Nella seconda metà degli anni ’30 il regime fascista si propose di raggiungere l'autarchia, in base alla quale nel Paese si dovevano usare solo prodotti nazionali. La scelta era dovuta soprattutto a ragioni politiche, perché, dopo l’invasione dell’Etiopia, avvenuta nel 1935, la Società delle nazioni (una sorta di ONU dell’epoca) aveva imposto delle sanzioni economiche all’Italia, vietando il commercio di alcuni beni. Le sanzioni, in realtà, restarono in vigore per poco tempo, ma il regime, per ragioni di propaganda, replicò con l’introduzione della politica autarchica che prevedeva un ulteriore aumento dei dazi doganali.
Gli effetti furono per lo più negativi, perché fecero lievitare i costi delle materie prime, delle quali il territorio italiano è povero, costringendo le aziende a pagare prezzi più alti. Inoltre, alcuni prodotti importati furono sostituiti con beni che non avevano la stessa qualità. Per esempio, al posto del tè, che era diventato molto costoso, fu messo in commercio il karkadè, un infuso ricavato da una pianta coltivata nelle colonie italiane d’Africa, che però non aveva il medesimo sapore. Al posto del caffè, invece, si diffusero surrogati a base di cicoria e altre piante, poco apprezzati dai consumatori.

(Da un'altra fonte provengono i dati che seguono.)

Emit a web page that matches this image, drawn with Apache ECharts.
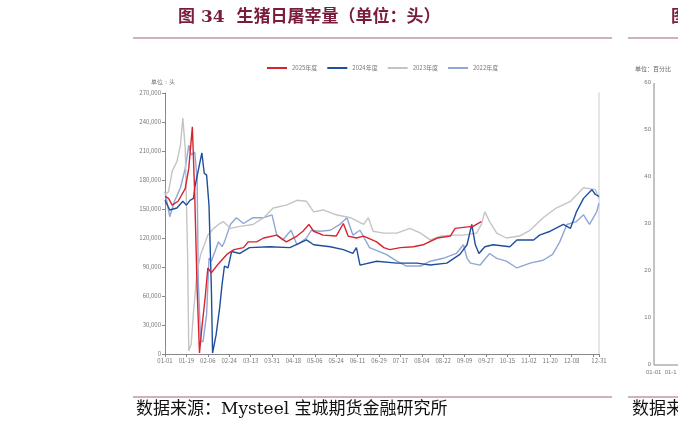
<!DOCTYPE html>
<html>
<head>
<meta charset="utf-8">
<script src="https://cdn.jsdelivr.net/npm/echarts@6/dist/echarts.min.js"></script>
<style>
html,body{margin:0;padding:0;background:#fff;}
#main{width:678px;height:433px;}
</style>
</head>
<body>
<div id="main"></div>
<script>
// 横轴为一年中的第几天（按闰年 366 天算，01-01 = 0）
var days2025 = [0,3,6,11,17,20,23,25,27,29,31,34,36,39,44,52,58,66,70,77,83,94,102,111,116,121,125,133,144,150,154,161,167,178,184,189,198,209,217,229,240,244,251,259,266];
var vals2025 = [163,161,154,158,171,192,235,165,68,1,27,61,89,84,92,103,108,110,116,116,120,123,116,122,127,134,127,123,122,135,122,120,122,116,110,108,110,111,113,120,122,130,131,132,137];

var days2024 = [0,4,10,15,18,21,24,25,28,31,33,35,37,39,40,43,46,48,50,53,56,63,71,88,105,119,125,139,150,158,161,164,178,195,212,223,237,248,254,258,261,264,269,276,290,296,310,315,324,335,341,346,352,359,362,365];
var vals2024 = [159,149,151,158,154,159,161,172,190,208,187,185,154,68,1,20,48,72,91,89,106,104,110,111,110,118,113,111,108,104,110,92,96,94,94,92,94,103,113,134,113,104,111,113,111,118,118,123,127,134,130,147,161,170,165,163];

var days2023 = [0,3,6,10,13,15,17,19,20,22,24,27,30,34,36,41,45,49,55,63,74,83,91,102,111,119,125,133,144,156,167,171,175,184,195,206,215,223,232,243,251,262,266,269,273,279,287,298,307,318,329,341,352,362,365];
var vals2023 = [165,168,189,199,216,244,213,103,3,10,44,85,103,116,123,130,134,137,130,132,134,141,151,154,159,158,147,149,144,141,134,141,127,125,125,130,125,118,122,123,123,125,134,147,137,125,120,122,128,141,151,158,172,170,161];

var days2022 = [0,4,8,13,17,20,22,25,27,28,30,32,35,37,39,42,45,48,50,55,60,66,74,83,90,94,99,106,111,119,123,130,139,147,153,158,164,172,186,195,203,215,223,234,245,251,254,257,265,273,279,287,296,307,318,326,332,338,346,352,357,363,365];
var vals2022 = [168,142,158,172,192,216,206,209,182,75,13,13,41,99,96,106,116,111,116,134,141,135,141,141,144,123,118,128,113,120,128,127,128,134,141,123,128,110,103,96,91,91,96,99,104,113,99,94,92,104,99,96,89,94,97,103,116,134,137,144,134,147,156];

var seriesNames = ['2025年度', '2024年度', '2023年度', '2022年度'];
var seriesColors = ['#d7242f', '#1f4e9c', '#c4c4c4', '#8fa6d6'];
var tickLabels = ['01-01','01-19','02-06','02-24','03-13','03-31','04-18','05-06','05-24','06-11','06-29','07-17','08-04','08-22','09-09','09-27','10-15','11-02','11-20','12-08','12-31'];

function pairs(d, v) {
    var out = [];
    for (var i = 0; i < d.length; i++) out.push([d[i], v[i] * 1000]);
    return out;
}
var allData = [pairs(days2025, vals2025), pairs(days2024, vals2024), pairs(days2023, vals2023), pairs(days2022, vals2022)];

var chart = echarts.init(document.getElementById('main'));
var small = {fontSize: 6, color: '#777', fontFamily: 'Noto Sans CJK SC'};
var serif = 'DejaVu Serif, Noto Sans CJK SC';

var series = [];
for (var i = 3; i >= 0; i--) {
    series.push({
        name: seriesNames[i],
        type: 'line',
        data: allData[i],
        showSymbol: false,
        lineStyle: {width: 1.4, color: seriesColors[i]},
        itemStyle: {color: seriesColors[i]},
        z: 10 - i
    });
}

// 右侧被截断的下一张图，只画出坐标轴
var rightTicks = [];
for (var t = 0; t <= 6; t++) {
    rightTicks.push({type: 'text', right: 678 - 651, top: 365 - t * 47 - 4, style: {text: String(t * 10), fontSize: 6, fill: '#777', align: 'right'}});
}

var option = {
    animation: false,
    color: seriesColors,
    legend: {
        data: seriesNames,
        top: 60,
        left: 262,
        itemWidth: 20,
        itemHeight: 2,
        itemGap: 10,
        icon: 'rect',
        textStyle: small
    },
    grid: {left: 165, top: 93, right: 79, bottom: 79},
    xAxis: {
        type: 'value',
        min: 0,
        max: 365,
        interval: 18,
        axisLine: {lineStyle: {color: '#888'}},
        axisTick: {lineStyle: {color: '#888'}, length: 3},
        splitLine: {show: false},
        axisLabel: Object.assign({}, small, {
            margin: 4,
            showMaxLabel: true,
            formatter: function (v) {
                if (v === 365) return tickLabels[tickLabels.length - 1];
                var k = v / 18;
                return k < tickLabels.length - 1 ? tickLabels[k] : '';
            }
        })
    },
    yAxis: [{
        type: 'value',
        min: 0,
        max: 270000,
        interval: 30000,
        name: '单位：头',
        nameLocation: 'end',
        nameGap: 8,
        nameTextStyle: {fontSize: 6, color: '#666', align: 'left', padding: [0, 0, 0, -14]},
        axisLine: {show: true, lineStyle: {color: '#888'}},
        axisTick: {show: true, length: 3, lineStyle: {color: '#888'}},
        splitLine: {show: false},
        axisLabel: Object.assign({}, small, {
            margin: 4,
            formatter: function (v) { return v === 0 ? '0' : v.toLocaleString('en-US'); }
        })
    }, {
        type: 'value',
        position: 'right',
        min: 0,
        max: 270000,
        axisLine: {show: true, lineStyle: {color: '#ddd', width: 1.5}},
        axisTick: {show: false},
        axisLabel: {show: false},
        splitLine: {show: false}
    }],
    series: series,
    graphic: [
        {type: 'text', left: 178, top: 9, style: {text: '图 34  生猪日屠宰量（单位：头）', fontSize: 17, fontWeight: 'bold', fill: '#7a1c3e', fontFamily: serif}},
        {type: 'text', left: 671, top: 9, style: {text: '图', fontSize: 17, fontWeight: 'bold', fill: '#7a1c3e', fontFamily: serif}},
        {type: 'line', shape: {x1: 133, y1: 38, x2: 612, y2: 38}, style: {stroke: '#a0637a', lineWidth: 1.2}},
        {type: 'line', shape: {x1: 628, y1: 38, x2: 678, y2: 38}, style: {stroke: '#a0637a', lineWidth: 1.2}},
        {type: 'line', shape: {x1: 133, y1: 397, x2: 612, y2: 397}, style: {stroke: '#a0637a', lineWidth: 1.2}},
        {type: 'line', shape: {x1: 628, y1: 397, x2: 678, y2: 397}, style: {stroke: '#a0637a', lineWidth: 1.2}},
        {type: 'text', left: 136, top: 401, style: {text: '数据来源：Mysteel 宝城期货金融研究所', fontSize: 17, fill: '#111', fontFamily: serif}},
        {type: 'text', left: 632, top: 401, style: {text: '数据来源', fontSize: 17, fill: '#111', fontFamily: serif}},
        {type: 'text', left: 635, top: 66, style: {text: '单位：百分比', fontSize: 6, fill: '#666', fontFamily: 'Noto Sans CJK SC'}},
        {type: 'line', shape: {x1: 654, y1: 83, x2: 654, y2: 365}, style: {stroke: '#888', lineWidth: 1}},
        {type: 'line', shape: {x1: 654, y1: 365, x2: 678, y2: 365}, style: {stroke: '#888', lineWidth: 1}},
        {type: 'text', left: 646, top: 369, style: {text: '01-01  01-1', fontSize: 6, fill: '#777'}}
    ].concat(rightTicks)
};
chart.setOption(option);
</script>
</body>
</html>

Più in generale, l’autarchia provocò una sensibile riduzione degli scambi commerciali con l’estero, che però non furono annullati del tutto.
Il secondo dopoguerra e il Mercato comune europeo
Dopo la Seconda guerra mondiale, l’Italia repubblicana ha gradualmente adottato il libero scambio. Nel 1948 il Paese aderì al GATT, l’Accordo generale su tariffe e sul commercio che mirava a ridurre le barriere doganali, e negli anni successivi sottoscrisse diversi accordi con altri Paesi dell’Europa occidentale, riducendo progressivamente i dazi. Nel 1969 le tariffe tra i Paesi della Comunità economica europea e di altre istituzioni del continente sono state eliminate.
Dal 1993 è in vigore il Mercato comune europeo (Mec), che prevede la libera circolazione non solo delle merci, ma anche delle persone, dei capitali e dei servizi. Oggi il Mec è composto da 31 membri: i 27 Paesi dell’UE, insieme a Norvegia, Svizzera, Islanda e Liechtenstein.

A causa dell’integrazione europea, la politica doganale non è più gestita in ambito nazionale, ma nell’ambito delle istituzioni comunitarie. Oggi i Paesi del Mec applicano una politica di moderato libero scambio: oltre ad aver abbattuto i dazi interni, hanno sottoscritto accordi commerciali con vari Paesi terzi, riducendo le tariffe. Il libero scambio, però, non è totale e sono previsti dazi nei confronti di alcuni Paesi per determinate categorie merceologiche.